Don’t dip your Ass (…with a cattle product!)

A little 8 month old donkey was referred to the clinic as it had become depressed and lethargic and had not passed any droppings in the past two days.

Upon speaking to the owners we discovered that they had dipped the donkey in order to treat a skin condition using a cattle dip product which contained the active ingredient “Amitraz”.

This immediately raised a red flag as Amitraz is toxic to equids (as well as cats and Chihuahuas!).

The donkey was found to be clinically depressed and lethargic on arrival. She had a slow mucous membrane capillary refill time, as well as a slightly slow skin tent response. These two clinical signs pointed to the probability that the donkey was somewhat dehydrated. The donkey also had a bloated appearance to her abdomen.

She was immediately bathed using cold water (the cold water helps to cause constriction of the blood vessels to the skin) which aids in preventing/delaying the rate of absorption of the toxic product through the skin.

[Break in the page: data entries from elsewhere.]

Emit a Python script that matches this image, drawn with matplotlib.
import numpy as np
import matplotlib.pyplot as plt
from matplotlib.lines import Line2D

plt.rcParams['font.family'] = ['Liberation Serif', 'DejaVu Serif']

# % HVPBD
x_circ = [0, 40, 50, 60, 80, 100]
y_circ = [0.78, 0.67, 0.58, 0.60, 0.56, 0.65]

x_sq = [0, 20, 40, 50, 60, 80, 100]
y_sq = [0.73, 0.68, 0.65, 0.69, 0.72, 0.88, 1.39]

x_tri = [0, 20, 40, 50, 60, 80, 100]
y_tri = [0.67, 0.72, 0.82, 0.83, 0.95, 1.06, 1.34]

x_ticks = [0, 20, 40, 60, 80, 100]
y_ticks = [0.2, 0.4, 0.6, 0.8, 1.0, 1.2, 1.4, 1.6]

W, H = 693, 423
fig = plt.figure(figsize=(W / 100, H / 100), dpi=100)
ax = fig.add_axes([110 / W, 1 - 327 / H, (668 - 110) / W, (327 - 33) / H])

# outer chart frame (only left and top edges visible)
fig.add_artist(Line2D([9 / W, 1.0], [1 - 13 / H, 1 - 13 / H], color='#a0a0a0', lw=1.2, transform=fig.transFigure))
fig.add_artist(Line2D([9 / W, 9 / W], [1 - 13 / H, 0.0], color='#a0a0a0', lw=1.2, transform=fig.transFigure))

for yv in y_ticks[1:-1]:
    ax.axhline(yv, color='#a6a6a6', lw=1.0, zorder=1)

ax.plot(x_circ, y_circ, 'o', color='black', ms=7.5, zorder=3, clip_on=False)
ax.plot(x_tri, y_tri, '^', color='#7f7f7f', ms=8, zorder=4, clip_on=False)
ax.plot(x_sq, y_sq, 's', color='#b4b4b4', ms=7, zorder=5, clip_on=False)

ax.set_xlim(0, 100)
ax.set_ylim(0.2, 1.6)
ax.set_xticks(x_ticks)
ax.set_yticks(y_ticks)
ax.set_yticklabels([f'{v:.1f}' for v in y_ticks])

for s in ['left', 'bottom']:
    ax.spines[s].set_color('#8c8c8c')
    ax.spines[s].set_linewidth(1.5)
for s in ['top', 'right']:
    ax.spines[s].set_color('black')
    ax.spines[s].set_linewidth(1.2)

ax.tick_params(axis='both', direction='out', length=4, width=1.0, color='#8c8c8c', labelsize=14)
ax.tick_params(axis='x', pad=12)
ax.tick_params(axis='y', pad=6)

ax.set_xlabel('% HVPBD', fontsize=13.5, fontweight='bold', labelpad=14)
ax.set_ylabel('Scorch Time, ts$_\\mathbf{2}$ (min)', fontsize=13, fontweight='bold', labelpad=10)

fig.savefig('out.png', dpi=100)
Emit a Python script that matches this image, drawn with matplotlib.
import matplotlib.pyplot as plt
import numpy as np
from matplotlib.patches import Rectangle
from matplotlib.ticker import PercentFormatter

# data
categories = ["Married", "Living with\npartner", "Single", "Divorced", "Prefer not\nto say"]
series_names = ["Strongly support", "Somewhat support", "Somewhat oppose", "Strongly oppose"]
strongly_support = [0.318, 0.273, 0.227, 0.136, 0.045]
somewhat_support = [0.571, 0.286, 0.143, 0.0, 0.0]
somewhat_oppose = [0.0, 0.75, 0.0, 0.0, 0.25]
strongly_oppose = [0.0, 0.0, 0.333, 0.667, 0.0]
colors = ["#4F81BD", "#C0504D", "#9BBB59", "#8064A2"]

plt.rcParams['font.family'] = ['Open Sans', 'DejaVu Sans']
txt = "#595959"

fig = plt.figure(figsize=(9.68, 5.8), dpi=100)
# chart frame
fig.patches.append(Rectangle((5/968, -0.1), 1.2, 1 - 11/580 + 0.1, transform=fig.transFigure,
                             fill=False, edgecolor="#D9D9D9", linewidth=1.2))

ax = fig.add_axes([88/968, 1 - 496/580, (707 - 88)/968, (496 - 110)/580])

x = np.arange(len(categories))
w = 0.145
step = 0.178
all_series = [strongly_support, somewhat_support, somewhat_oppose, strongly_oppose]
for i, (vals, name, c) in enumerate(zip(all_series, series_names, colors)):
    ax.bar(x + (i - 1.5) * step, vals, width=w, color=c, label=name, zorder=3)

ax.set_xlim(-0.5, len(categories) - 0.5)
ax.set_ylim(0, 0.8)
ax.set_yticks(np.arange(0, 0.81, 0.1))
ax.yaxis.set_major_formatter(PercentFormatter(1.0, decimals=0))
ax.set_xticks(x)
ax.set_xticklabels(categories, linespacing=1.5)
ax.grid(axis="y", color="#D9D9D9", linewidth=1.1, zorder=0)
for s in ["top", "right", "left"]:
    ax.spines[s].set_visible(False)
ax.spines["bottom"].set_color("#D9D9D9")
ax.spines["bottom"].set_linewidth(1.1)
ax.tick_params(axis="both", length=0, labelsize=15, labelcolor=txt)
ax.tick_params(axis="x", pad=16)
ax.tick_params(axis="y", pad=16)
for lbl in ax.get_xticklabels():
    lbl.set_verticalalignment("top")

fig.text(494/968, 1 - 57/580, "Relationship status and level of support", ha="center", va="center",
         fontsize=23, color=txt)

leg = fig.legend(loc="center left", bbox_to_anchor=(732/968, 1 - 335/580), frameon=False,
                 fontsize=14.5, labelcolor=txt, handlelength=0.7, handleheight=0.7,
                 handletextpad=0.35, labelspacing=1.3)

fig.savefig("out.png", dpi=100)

Amitraz causes gut stasis i.e. a slowing down or inactivity of the gut. When the abdomen was auscultated for gut sounds they were absent or had prolonged periods between gut sounds (and if they did occur they were weak, non-progressive sounds). She was too small to have a rectal examination performed but if we were are able to do one, we would have found an impaction of the large colon. The extent and hardness of the impaction often varies but generally involves the greater portion of the large colon. Horses can remain impacted for an extended period of time and may become surgical candidates should the impaction not be resolved and gas accumulation and bloating occurs.

Unfortunately there is no safe, “recognized” reversal drug for Amitraz toxicity. Treatment involves keeping the patient hydrated – this may be via oral fluids (through the use of nasogastric tubing) or by intravenous fluid administration.

Thankfully she was not refluxing and was able to tolerate the placement of an indwelling nasogastric tube. She was given small amounts of fluids frequently and was starved during this time. She was given electrolytes and dextrose via the oral fluids in order to keep her strength up.

She passed two tiny mucous covered dropping balls in the first evening after admission to the clinic. It took a further 3 full days of fluid therapy (and patience) before she finally began to pass normal, large piles of droppings. Food was very slowly reintroduced to her and she tolerated this well.

She received a welcomed makeover prior to discharge and has been doing well since!


It is important to CHECK and ADHERE to all product recommendations prior to use in any equines.

Horses are not “small cattle” and are far more sensitive to drugs than many of the other large animals. Even if a product has been commonly used in horses, despite not being registered for use in this species, negative side effects are commonly encountered and there is no legal recourse should something go wrong.